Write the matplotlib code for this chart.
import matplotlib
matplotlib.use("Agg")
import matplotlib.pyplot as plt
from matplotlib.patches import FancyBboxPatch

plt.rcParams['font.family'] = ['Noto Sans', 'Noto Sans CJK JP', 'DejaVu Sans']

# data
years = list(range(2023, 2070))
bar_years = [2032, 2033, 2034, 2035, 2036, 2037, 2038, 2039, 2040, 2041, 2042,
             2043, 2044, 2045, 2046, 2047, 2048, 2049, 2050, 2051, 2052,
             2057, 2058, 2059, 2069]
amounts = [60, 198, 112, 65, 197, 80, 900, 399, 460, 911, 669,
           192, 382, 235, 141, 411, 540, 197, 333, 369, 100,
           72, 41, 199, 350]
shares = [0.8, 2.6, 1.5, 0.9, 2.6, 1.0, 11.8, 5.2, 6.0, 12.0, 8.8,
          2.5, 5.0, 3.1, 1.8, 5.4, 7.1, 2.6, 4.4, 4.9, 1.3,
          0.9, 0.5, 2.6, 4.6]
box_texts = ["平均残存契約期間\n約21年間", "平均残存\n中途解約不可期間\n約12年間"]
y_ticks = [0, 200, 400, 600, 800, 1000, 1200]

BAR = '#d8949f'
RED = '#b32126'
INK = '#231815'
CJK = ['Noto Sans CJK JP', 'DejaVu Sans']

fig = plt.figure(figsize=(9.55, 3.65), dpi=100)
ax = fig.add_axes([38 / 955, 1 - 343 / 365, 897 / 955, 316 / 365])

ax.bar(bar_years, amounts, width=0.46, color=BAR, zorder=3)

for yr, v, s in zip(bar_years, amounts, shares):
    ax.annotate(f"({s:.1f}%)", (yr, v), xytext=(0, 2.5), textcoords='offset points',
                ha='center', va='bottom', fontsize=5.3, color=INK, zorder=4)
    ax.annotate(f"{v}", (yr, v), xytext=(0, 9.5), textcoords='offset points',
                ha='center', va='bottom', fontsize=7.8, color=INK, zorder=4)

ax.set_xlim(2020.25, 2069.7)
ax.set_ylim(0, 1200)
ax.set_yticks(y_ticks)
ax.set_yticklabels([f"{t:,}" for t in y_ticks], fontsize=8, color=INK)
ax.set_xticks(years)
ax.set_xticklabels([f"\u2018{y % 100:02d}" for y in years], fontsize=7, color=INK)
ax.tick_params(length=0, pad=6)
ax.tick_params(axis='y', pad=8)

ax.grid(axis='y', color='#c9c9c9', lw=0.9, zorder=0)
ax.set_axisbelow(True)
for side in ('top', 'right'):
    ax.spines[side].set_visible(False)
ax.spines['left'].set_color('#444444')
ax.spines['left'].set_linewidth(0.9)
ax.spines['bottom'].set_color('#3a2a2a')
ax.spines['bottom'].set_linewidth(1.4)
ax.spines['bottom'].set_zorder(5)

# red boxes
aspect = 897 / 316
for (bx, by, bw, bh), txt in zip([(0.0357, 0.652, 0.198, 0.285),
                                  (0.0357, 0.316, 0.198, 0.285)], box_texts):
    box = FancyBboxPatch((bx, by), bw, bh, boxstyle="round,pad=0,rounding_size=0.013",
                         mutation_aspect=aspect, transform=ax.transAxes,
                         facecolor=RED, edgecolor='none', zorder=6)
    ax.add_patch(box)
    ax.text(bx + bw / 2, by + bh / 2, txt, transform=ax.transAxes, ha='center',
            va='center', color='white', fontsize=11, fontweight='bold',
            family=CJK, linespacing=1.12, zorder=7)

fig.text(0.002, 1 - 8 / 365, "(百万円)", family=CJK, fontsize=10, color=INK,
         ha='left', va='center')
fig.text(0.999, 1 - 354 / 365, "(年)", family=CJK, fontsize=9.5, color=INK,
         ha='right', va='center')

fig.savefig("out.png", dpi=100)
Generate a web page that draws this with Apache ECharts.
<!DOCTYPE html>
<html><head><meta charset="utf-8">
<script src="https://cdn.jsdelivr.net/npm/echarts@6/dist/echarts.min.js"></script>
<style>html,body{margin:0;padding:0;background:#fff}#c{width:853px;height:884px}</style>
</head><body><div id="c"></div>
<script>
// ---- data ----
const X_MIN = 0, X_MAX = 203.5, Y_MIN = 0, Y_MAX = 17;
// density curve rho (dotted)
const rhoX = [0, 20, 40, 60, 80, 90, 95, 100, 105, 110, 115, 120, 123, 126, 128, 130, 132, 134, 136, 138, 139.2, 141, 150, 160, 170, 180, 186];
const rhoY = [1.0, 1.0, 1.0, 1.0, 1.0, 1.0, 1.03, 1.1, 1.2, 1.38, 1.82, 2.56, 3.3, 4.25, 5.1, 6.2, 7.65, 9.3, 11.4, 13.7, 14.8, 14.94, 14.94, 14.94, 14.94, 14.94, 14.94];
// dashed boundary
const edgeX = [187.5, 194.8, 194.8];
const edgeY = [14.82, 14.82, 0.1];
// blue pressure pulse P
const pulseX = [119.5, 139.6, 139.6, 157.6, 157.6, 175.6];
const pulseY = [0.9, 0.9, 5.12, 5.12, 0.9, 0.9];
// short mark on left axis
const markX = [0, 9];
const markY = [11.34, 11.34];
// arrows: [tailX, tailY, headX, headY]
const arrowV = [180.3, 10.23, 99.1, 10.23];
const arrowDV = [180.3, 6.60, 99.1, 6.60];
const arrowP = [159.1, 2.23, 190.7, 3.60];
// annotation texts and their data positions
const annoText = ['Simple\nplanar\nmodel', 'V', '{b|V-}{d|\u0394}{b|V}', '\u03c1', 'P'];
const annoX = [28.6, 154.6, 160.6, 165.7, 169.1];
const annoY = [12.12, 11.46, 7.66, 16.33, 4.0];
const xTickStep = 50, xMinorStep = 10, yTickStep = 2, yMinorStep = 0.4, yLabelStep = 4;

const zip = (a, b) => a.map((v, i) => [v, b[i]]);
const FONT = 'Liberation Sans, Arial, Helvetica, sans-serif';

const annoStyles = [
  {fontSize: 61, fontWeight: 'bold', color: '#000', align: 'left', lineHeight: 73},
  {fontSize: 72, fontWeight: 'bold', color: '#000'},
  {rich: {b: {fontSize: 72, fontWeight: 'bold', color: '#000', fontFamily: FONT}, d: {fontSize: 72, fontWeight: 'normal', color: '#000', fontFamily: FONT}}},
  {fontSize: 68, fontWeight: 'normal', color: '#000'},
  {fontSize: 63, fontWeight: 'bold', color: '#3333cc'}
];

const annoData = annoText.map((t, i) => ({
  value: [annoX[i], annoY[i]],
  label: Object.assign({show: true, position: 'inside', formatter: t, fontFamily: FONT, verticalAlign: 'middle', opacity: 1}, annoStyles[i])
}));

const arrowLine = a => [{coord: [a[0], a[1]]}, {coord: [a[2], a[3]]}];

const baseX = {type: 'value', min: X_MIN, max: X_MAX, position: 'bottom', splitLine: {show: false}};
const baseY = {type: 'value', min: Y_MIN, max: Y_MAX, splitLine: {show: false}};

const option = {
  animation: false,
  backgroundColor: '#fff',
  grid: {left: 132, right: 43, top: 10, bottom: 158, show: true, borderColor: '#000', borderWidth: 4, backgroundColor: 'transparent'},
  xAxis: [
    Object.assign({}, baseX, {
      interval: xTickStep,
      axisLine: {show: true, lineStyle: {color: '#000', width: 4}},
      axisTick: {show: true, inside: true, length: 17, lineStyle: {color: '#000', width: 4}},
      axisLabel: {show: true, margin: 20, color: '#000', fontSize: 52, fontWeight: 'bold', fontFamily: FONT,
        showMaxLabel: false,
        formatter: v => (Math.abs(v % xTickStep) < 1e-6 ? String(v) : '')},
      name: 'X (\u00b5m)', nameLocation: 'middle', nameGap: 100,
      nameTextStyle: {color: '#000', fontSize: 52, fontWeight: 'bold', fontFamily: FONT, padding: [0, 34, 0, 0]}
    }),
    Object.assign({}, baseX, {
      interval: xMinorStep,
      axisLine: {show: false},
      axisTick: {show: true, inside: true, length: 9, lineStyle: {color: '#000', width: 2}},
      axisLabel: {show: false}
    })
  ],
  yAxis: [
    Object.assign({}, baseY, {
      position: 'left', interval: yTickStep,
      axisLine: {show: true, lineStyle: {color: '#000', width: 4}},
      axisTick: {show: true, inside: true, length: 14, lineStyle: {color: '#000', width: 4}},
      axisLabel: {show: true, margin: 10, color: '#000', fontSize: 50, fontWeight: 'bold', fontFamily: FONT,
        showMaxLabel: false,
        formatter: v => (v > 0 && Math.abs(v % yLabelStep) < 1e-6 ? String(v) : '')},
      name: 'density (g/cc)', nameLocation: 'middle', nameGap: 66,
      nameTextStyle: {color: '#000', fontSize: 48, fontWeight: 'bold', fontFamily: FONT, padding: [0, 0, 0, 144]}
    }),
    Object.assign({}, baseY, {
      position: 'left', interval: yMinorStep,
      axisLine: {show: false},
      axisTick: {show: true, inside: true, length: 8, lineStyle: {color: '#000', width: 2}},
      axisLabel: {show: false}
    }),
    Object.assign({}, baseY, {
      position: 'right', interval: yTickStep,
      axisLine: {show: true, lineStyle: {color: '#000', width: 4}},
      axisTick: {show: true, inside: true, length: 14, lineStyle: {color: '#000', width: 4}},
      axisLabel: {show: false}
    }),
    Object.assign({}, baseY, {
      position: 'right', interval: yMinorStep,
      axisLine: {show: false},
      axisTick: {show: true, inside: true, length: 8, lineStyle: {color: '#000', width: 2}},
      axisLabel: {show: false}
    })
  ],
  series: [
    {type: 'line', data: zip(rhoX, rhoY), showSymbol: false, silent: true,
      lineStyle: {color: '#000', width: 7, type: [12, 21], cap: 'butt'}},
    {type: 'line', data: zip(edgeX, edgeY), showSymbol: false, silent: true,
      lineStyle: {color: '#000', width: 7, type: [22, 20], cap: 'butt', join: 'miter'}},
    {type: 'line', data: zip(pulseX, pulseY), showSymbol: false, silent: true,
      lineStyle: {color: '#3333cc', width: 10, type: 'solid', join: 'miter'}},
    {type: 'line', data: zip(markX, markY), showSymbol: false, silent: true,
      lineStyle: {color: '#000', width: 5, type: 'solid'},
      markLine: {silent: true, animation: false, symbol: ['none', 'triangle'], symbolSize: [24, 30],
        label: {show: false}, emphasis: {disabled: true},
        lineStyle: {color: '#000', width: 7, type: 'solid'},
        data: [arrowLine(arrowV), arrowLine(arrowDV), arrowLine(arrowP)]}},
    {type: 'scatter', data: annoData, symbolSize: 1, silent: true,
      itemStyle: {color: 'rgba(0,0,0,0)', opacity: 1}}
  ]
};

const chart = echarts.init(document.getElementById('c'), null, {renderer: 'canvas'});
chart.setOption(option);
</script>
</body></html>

_REQUEST_:
Reproduce only the lines from the top of the material through the one bearing "plt.rcParams['font.family'] = ['Noto", each exactly as it stands.

_CORRECT RESULT_:
Write the matplotlib code for this chart.
import matplotlib
matplotlib.use("Agg")
import matplotlib.pyplot as plt
from matplotlib.patches import FancyBboxPatch

plt.rcParams['font.family'] = ['Noto Sans', 'Noto Sans CJK JP', 'DejaVu Sans']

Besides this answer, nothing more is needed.